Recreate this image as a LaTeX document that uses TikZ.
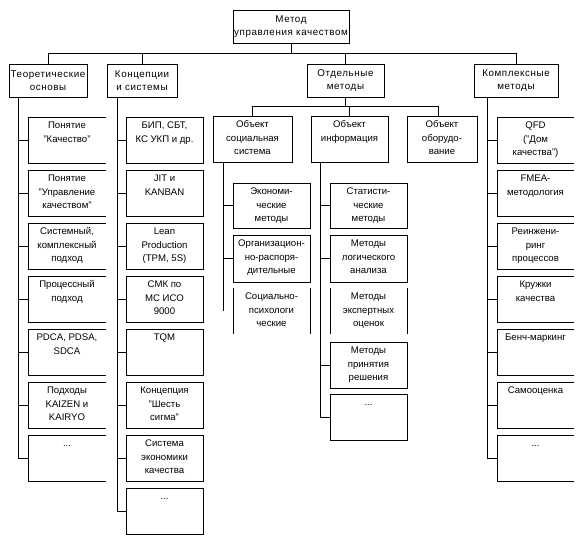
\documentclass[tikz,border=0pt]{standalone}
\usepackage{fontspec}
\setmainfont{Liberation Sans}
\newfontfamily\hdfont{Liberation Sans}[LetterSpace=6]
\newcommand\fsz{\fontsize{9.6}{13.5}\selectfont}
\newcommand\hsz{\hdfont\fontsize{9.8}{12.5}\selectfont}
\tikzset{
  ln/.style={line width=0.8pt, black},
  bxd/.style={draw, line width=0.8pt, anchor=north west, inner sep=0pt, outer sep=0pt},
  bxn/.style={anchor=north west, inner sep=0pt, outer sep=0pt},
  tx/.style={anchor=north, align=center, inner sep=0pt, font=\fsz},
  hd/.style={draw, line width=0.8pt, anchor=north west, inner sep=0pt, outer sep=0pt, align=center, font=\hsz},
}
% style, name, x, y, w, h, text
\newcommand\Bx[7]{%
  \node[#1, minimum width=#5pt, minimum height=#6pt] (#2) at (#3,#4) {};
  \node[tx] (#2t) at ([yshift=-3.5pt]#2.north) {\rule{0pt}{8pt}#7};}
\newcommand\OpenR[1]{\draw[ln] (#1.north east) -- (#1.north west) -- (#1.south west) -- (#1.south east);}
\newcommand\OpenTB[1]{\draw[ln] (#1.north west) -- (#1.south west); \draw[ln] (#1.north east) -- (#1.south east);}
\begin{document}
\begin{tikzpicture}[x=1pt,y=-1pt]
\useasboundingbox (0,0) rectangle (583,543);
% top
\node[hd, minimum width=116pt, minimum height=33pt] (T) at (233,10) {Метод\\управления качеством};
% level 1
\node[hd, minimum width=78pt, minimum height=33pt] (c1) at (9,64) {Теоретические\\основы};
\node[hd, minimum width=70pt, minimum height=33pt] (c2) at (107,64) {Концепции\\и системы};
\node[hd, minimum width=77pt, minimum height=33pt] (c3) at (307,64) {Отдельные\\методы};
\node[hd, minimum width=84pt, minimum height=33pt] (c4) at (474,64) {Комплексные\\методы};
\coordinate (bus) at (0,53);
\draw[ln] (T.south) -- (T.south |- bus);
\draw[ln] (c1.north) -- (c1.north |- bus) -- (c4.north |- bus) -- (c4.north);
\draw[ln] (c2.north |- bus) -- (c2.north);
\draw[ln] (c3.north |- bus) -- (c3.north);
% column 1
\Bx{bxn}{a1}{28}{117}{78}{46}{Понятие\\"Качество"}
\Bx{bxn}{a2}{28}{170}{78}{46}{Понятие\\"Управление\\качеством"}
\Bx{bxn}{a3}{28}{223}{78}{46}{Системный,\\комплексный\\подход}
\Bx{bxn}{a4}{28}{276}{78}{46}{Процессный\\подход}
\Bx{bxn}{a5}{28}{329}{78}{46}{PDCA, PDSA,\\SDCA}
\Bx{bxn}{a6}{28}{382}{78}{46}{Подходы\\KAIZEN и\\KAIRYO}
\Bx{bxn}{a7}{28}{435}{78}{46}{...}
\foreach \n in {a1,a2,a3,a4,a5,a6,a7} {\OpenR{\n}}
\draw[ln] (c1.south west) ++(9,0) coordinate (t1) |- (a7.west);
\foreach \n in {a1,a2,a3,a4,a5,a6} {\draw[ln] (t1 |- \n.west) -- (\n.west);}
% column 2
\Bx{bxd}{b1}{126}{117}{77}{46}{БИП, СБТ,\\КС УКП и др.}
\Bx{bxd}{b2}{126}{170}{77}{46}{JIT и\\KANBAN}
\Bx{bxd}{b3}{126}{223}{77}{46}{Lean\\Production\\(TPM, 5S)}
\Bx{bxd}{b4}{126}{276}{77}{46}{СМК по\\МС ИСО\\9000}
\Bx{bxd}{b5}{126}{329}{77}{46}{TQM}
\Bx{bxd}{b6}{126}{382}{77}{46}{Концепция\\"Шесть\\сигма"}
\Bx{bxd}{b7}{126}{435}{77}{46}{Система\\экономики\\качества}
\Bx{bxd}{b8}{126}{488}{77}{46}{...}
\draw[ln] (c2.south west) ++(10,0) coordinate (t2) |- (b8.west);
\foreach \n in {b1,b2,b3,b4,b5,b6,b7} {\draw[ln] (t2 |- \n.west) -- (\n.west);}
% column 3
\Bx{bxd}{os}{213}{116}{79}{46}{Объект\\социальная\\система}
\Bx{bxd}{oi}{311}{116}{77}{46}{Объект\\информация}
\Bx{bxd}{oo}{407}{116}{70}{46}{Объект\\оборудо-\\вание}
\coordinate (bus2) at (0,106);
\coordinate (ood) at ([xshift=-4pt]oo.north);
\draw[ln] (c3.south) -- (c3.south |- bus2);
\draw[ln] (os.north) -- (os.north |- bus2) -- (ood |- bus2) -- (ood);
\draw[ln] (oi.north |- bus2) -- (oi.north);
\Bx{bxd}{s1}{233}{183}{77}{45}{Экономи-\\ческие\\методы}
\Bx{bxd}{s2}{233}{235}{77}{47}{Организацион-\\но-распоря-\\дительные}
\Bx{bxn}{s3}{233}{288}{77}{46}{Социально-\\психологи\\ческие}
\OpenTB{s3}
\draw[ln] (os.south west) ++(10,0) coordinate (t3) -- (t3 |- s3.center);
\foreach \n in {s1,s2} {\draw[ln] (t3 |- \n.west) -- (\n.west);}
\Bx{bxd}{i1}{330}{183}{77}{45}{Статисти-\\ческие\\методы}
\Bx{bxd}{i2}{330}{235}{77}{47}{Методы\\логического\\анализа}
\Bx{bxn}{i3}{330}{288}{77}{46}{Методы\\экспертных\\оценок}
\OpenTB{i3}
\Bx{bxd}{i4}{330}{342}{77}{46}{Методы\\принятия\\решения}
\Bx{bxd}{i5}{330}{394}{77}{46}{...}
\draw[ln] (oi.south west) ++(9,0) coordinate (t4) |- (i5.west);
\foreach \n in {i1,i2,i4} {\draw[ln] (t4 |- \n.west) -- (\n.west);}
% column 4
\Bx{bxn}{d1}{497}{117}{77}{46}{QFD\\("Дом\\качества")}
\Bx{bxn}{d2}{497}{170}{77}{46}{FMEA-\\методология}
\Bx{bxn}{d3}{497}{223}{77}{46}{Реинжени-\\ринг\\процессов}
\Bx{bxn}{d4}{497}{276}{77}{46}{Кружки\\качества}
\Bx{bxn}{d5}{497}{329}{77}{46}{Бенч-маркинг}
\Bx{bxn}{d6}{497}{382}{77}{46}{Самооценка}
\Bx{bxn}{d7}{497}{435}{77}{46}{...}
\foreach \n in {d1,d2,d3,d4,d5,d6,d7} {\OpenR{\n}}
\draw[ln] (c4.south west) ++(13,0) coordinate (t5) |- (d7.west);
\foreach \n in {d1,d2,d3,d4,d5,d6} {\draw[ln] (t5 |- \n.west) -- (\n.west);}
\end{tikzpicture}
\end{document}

◆ TASK DETAILS ◆
Reproduce all of the data exactly, omitting each picture it holds.

◆ SOLUTION FOR THIS TASK ◆
Recreate this image as a LaTeX document that uses TikZ.
\documentclass[tikz,border=0pt]{standalone}
\usepackage{fontspec}
\setmainfont{Liberation Sans}
\newfontfamily\hdfont{Liberation Sans}[LetterSpace=6]
\newcommand\fsz{\fontsize{9.6}{13.5}\selectfont}
\newcommand\hsz{\hdfont\fontsize{9.8}{12.5}\selectfont}
\tikzset{
  ln/.style={line width=0.8pt, black},
  bxd/.style={draw, line width=0.8pt, anchor=north west, inner sep=0pt, outer sep=0pt},
  bxn/.style={anchor=north west, inner sep=0pt, outer sep=0pt},
  tx/.style={anchor=north, align=center, inner sep=0pt, font=\fsz},
  hd/.style={draw, line width=0.8pt, anchor=north west, inner sep=0pt, outer sep=0pt, align=center, font=\hsz},
}
% style, name, x, y, w, h, text
\newcommand\Bx[7]{%
  \node[#1, minimum width=#5pt, minimum height=#6pt] (#2) at (#3,#4) {};
  \node[tx] (#2t) at ([yshift=-3.5pt]#2.north) {\rule{0pt}{8pt}#7};}
\newcommand\OpenR[1]{\draw[ln] (#1.north east) -- (#1.north west) -- (#1.south west) -- (#1.south east);}
\newcommand\OpenTB[1]{\draw[ln] (#1.north west) -- (#1.south west); \draw[ln] (#1.north east) -- (#1.south east);}
\begin{document}
\begin{tikzpicture}[x=1pt,y=-1pt]
\useasboundingbox (0,0) rectangle (583,543);
% top
\node[hd, minimum width=116pt, minimum height=33pt] (T) at (233,10) {Метод\\управления качеством};
% level 1
\node[hd, minimum width=78pt, minimum height=33pt] (c1) at (9,64) {Теоретические\\основы};
\node[hd, minimum width=70pt, minimum height=33pt] (c2) at (107,64) {Концепции\\и системы};
\node[hd, minimum width=77pt, minimum height=33pt] (c3) at (307,64) {Отдельные\\методы};
\node[hd, minimum width=84pt, minimum height=33pt] (c4) at (474,64) {Комплексные\\методы};
\coordinate (bus) at (0,53);
\draw[ln] (T.south) -- (T.south |- bus);
\draw[ln] (c1.north) -- (c1.north |- bus) -- (c4.north |- bus) -- (c4.north);
\draw[ln] (c2.north |- bus) -- (c2.north);
\draw[ln] (c3.north |- bus) -- (c3.north);
% column 1
\Bx{bxn}{a1}{28}{117}{78}{46}{Понятие\\"Качество"}
\Bx{bxn}{a2}{28}{170}{78}{46}{Понятие\\"Управление\\качеством"}
\Bx{bxn}{a3}{28}{223}{78}{46}{Системный,\\комплексный\\подход}
\Bx{bxn}{a4}{28}{276}{78}{46}{Процессный\\подход}
\Bx{bxn}{a5}{28}{329}{78}{46}{PDCA, PDSA,\\SDCA}
\Bx{bxn}{a6}{28}{382}{78}{46}{Подходы\\KAIZEN и\\KAIRYO}
\Bx{bxn}{a7}{28}{435}{78}{46}{...}
\foreach \n in {a1,a2,a3,a4,a5,a6,a7} {\OpenR{\n}}
\draw[ln] (c1.south west) ++(9,0) coordinate (t1) |- (a7.west);
\foreach \n in {a1,a2,a3,a4,a5,a6} {\draw[ln] (t1 |- \n.west) -- (\n.west);}
% column 2
\Bx{bxd}{b1}{126}{117}{77}{46}{БИП, СБТ,\\КС УКП и др.}
\Bx{bxd}{b2}{126}{170}{77}{46}{JIT и\\KANBAN}
\Bx{bxd}{b3}{126}{223}{77}{46}{Lean\\Production\\(TPM, 5S)}
\Bx{bxd}{b4}{126}{276}{77}{46}{СМК по\\МС ИСО\\9000}
\Bx{bxd}{b5}{126}{329}{77}{46}{TQM}
\Bx{bxd}{b6}{126}{382}{77}{46}{Концепция\\"Шесть\\сигма"}
\Bx{bxd}{b7}{126}{435}{77}{46}{Система\\экономики\\качества}
\Bx{bxd}{b8}{126}{488}{77}{46}{...}
\draw[ln] (c2.south west) ++(10,0) coordinate (t2) |- (b8.west);
\foreach \n in {b1,b2,b3,b4,b5,b6,b7} {\draw[ln] (t2 |- \n.west) -- (\n.west);}
% column 3
\Bx{bxd}{os}{213}{116}{79}{46}{Объект\\социальная\\система}
\Bx{bxd}{oi}{311}{116}{77}{46}{Объект\\информация}
\Bx{bxd}{oo}{407}{116}{70}{46}{Объект\\оборудо-\\вание}
\coordinate (bus2) at (0,106);
\coordinate (ood) at ([xshift=-4pt]oo.north);
\draw[ln] (c3.south) -- (c3.south |- bus2);
\draw[ln] (os.north) -- (os.north |- bus2) -- (ood |- bus2) -- (ood);
\draw[ln] (oi.north |- bus2) -- (oi.north);
\Bx{bxd}{s1}{233}{183}{77}{45}{Экономи-\\ческие\\методы}
\Bx{bxd}{s2}{233}{235}{77}{47}{Организацион-\\но-распоря-\\дительные}
\Bx{bxn}{s3}{233}{288}{77}{46}{Социально-\\психологи\\ческие}
\OpenTB{s3}
\draw[ln] (os.south west) ++(10,0) coordinate (t3) -- (t3 |- s3.center);
\foreach \n in {s1,s2} {\draw[ln] (t3 |- \n.west) -- (\n.west);}
\Bx{bxd}{i1}{330}{183}{77}{45}{Статисти-\\ческие\\методы}
\Bx{bxd}{i2}{330}{235}{77}{47}{Методы\\логического\\анализа}
\Bx{bxn}{i3}{330}{288}{77}{46}{Методы\\экспертных\\оценок}
\OpenTB{i3}
\Bx{bxd}{i4}{330}{342}{77}{46}{Методы\\принятия\\решения}
\Bx{bxd}{i5}{330}{394}{77}{46}{...}
\draw[ln] (oi.south west) ++(9,0) coordinate (t4) |- (i5.west);
\foreach \n in {i1,i2,i4} {\draw[ln] (t4 |- \n.west) -- (\n.west);}
% column 4
\Bx{bxn}{d1}{497}{117}{77}{46}{QFD\\("Дом\\качества")}
\Bx{bxn}{d2}{497}{170}{77}{46}{FMEA-\\методология}
\Bx{bxn}{d3}{497}{223}{77}{46}{Реинжени-\\ринг\\процессов}
\Bx{bxn}{d4}{497}{276}{77}{46}{Кружки\\качества}
\Bx{bxn}{d5}{497}{329}{77}{46}{Бенч-маркинг}
\Bx{bxn}{d6}{497}{382}{77}{46}{Самооценка}
\Bx{bxn}{d7}{497}{435}{77}{46}{...}
\foreach \n in {d1,d2,d3,d4,d5,d6,d7} {\OpenR{\n}}
\draw[ln] (c4.south west) ++(13,0) coordinate (t5) |- (d7.west);
\foreach \n in {d1,d2,d3,d4,d5,d6} {\draw[ln] (t5 |- \n.west) -- (\n.west);}
\end{tikzpicture}
\end{document}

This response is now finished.